───── Data for this exercise
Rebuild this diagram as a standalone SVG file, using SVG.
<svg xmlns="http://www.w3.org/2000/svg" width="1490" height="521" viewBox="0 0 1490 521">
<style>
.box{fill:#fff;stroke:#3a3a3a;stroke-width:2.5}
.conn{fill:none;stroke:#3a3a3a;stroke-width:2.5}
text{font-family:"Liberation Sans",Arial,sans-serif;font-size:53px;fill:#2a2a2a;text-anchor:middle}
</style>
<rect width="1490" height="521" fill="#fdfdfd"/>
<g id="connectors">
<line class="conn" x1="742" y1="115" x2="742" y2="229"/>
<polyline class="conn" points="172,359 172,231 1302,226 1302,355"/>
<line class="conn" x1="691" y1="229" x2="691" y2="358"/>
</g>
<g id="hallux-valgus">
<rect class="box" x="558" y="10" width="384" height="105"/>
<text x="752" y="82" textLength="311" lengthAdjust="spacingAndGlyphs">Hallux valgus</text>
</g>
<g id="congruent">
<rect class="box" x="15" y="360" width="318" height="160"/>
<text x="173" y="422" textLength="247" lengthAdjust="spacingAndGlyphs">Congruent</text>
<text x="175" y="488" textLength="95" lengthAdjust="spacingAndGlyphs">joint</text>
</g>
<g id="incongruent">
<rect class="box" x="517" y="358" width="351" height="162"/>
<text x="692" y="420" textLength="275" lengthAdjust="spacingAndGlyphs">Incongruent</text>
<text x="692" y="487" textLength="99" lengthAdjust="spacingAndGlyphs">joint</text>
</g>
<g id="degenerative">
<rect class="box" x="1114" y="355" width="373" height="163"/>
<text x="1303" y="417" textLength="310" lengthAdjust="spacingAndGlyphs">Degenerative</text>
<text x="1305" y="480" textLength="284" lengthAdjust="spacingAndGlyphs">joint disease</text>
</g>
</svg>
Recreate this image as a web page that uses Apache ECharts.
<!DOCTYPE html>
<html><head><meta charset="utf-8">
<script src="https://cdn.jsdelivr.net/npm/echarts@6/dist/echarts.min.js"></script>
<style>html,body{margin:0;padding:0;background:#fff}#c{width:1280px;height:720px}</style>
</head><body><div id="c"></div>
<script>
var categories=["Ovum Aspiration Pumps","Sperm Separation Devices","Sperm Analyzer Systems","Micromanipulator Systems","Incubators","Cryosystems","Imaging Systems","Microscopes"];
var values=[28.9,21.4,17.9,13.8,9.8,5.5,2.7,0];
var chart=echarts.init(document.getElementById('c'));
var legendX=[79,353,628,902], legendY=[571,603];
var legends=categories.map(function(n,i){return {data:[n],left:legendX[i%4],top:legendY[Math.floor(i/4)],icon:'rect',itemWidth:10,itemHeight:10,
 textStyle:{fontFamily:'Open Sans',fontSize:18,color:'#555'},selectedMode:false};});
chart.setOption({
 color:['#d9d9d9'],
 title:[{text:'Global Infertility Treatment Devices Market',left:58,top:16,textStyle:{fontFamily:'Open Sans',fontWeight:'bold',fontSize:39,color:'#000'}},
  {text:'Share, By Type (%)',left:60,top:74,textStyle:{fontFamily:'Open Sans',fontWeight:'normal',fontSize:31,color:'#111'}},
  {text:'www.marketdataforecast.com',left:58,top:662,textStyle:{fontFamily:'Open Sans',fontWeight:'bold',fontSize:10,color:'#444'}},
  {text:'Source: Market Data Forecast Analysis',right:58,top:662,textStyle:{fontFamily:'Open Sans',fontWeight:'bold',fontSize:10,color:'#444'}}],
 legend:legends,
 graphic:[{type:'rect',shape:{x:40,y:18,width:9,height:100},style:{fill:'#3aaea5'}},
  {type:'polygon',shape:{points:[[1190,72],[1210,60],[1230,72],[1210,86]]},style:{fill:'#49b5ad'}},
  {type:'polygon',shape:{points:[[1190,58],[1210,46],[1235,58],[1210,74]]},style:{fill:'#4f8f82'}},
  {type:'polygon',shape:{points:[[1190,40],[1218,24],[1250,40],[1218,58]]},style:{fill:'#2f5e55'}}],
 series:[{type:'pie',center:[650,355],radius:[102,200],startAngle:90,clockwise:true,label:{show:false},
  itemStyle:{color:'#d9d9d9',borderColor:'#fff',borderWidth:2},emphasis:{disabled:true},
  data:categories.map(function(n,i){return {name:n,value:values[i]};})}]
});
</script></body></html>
──────────
_Short exercise_
Write out the entire listing exactly.

_The result_
Rebuild this diagram as a standalone SVG file, using SVG.
<svg xmlns="http://www.w3.org/2000/svg" width="1490" height="521" viewBox="0 0 1490 521">
<style>
.box{fill:#fff;stroke:#3a3a3a;stroke-width:2.5}
.conn{fill:none;stroke:#3a3a3a;stroke-width:2.5}
text{font-family:"Liberation Sans",Arial,sans-serif;font-size:53px;fill:#2a2a2a;text-anchor:middle}
</style>
<rect width="1490" height="521" fill="#fdfdfd"/>
<g id="connectors">
<line class="conn" x1="742" y1="115" x2="742" y2="229"/>
<polyline class="conn" points="172,359 172,231 1302,226 1302,355"/>
<line class="conn" x1="691" y1="229" x2="691" y2="358"/>
</g>
<g id="hallux-valgus">
<rect class="box" x="558" y="10" width="384" height="105"/>
<text x="752" y="82" textLength="311" lengthAdjust="spacingAndGlyphs">Hallux valgus</text>
</g>
<g id="congruent">
<rect class="box" x="15" y="360" width="318" height="160"/>
<text x="173" y="422" textLength="247" lengthAdjust="spacingAndGlyphs">Congruent</text>
<text x="175" y="488" textLength="95" lengthAdjust="spacingAndGlyphs">joint</text>
</g>
<g id="incongruent">
<rect class="box" x="517" y="358" width="351" height="162"/>
<text x="692" y="420" textLength="275" lengthAdjust="spacingAndGlyphs">Incongruent</text>
<text x="692" y="487" textLength="99" lengthAdjust="spacingAndGlyphs">joint</text>
</g>
<g id="degenerative">
<rect class="box" x="1114" y="355" width="373" height="163"/>
<text x="1303" y="417" textLength="310" lengthAdjust="spacingAndGlyphs">Degenerative</text>
<text x="1305" y="480" textLength="284" lengthAdjust="spacingAndGlyphs">joint disease</text>
</g>
</svg>
Recreate this image as a web page that uses Apache ECharts.
<!DOCTYPE html>
<html><head><meta charset="utf-8">
<script src="https://cdn.jsdelivr.net/npm/echarts@6/dist/echarts.min.js"></script>
<style>html,body{margin:0;padding:0;background:#fff}#c{width:1280px;height:720px}</style>
</head><body><div id="c"></div>
<script>
var categories=["Ovum Aspiration Pumps","Sperm Separation Devices","Sperm Analyzer Systems","Micromanipulator Systems","Incubators","Cryosystems","Imaging Systems","Microscopes"];
var values=[28.9,21.4,17.9,13.8,9.8,5.5,2.7,0];
var chart=echarts.init(document.getElementById('c'));
var legendX=[79,353,628,902], legendY=[571,603];
var legends=categories.map(function(n,i){return {data:[n],left:legendX[i%4],top:legendY[Math.floor(i/4)],icon:'rect',itemWidth:10,itemHeight:10,
 textStyle:{fontFamily:'Open Sans',fontSize:18,color:'#555'},selectedMode:false};});
chart.setOption({
 color:['#d9d9d9'],
 title:[{text:'Global Infertility Treatment Devices Market',left:58,top:16,textStyle:{fontFamily:'Open Sans',fontWeight:'bold',fontSize:39,color:'#000'}},
  {text:'Share, By Type (%)',left:60,top:74,textStyle:{fontFamily:'Open Sans',fontWeight:'normal',fontSize:31,color:'#111'}},
  {text:'www.marketdataforecast.com',left:58,top:662,textStyle:{fontFamily:'Open Sans',fontWeight:'bold',fontSize:10,color:'#444'}},
  {text:'Source: Market Data Forecast Analysis',right:58,top:662,textStyle:{fontFamily:'Open Sans',fontWeight:'bold',fontSize:10,color:'#444'}}],
 legend:legends,
 graphic:[{type:'rect',shape:{x:40,y:18,width:9,height:100},style:{fill:'#3aaea5'}},
  {type:'polygon',shape:{points:[[1190,72],[1210,60],[1230,72],[1210,86]]},style:{fill:'#49b5ad'}},
  {type:'polygon',shape:{points:[[1190,58],[1210,46],[1235,58],[1210,74]]},style:{fill:'#4f8f82'}},
  {type:'polygon',shape:{points:[[1190,40],[1218,24],[1250,40],[1218,58]]},style:{fill:'#2f5e55'}}],
 series:[{type:'pie',center:[650,355],radius:[102,200],startAngle:90,clockwise:true,label:{show:false},
  itemStyle:{color:'#d9d9d9',borderColor:'#fff',borderWidth:2},emphasis:{disabled:true},
  data:categories.map(function(n,i){return {name:n,value:values[i]};})}]
});
</script></body></html>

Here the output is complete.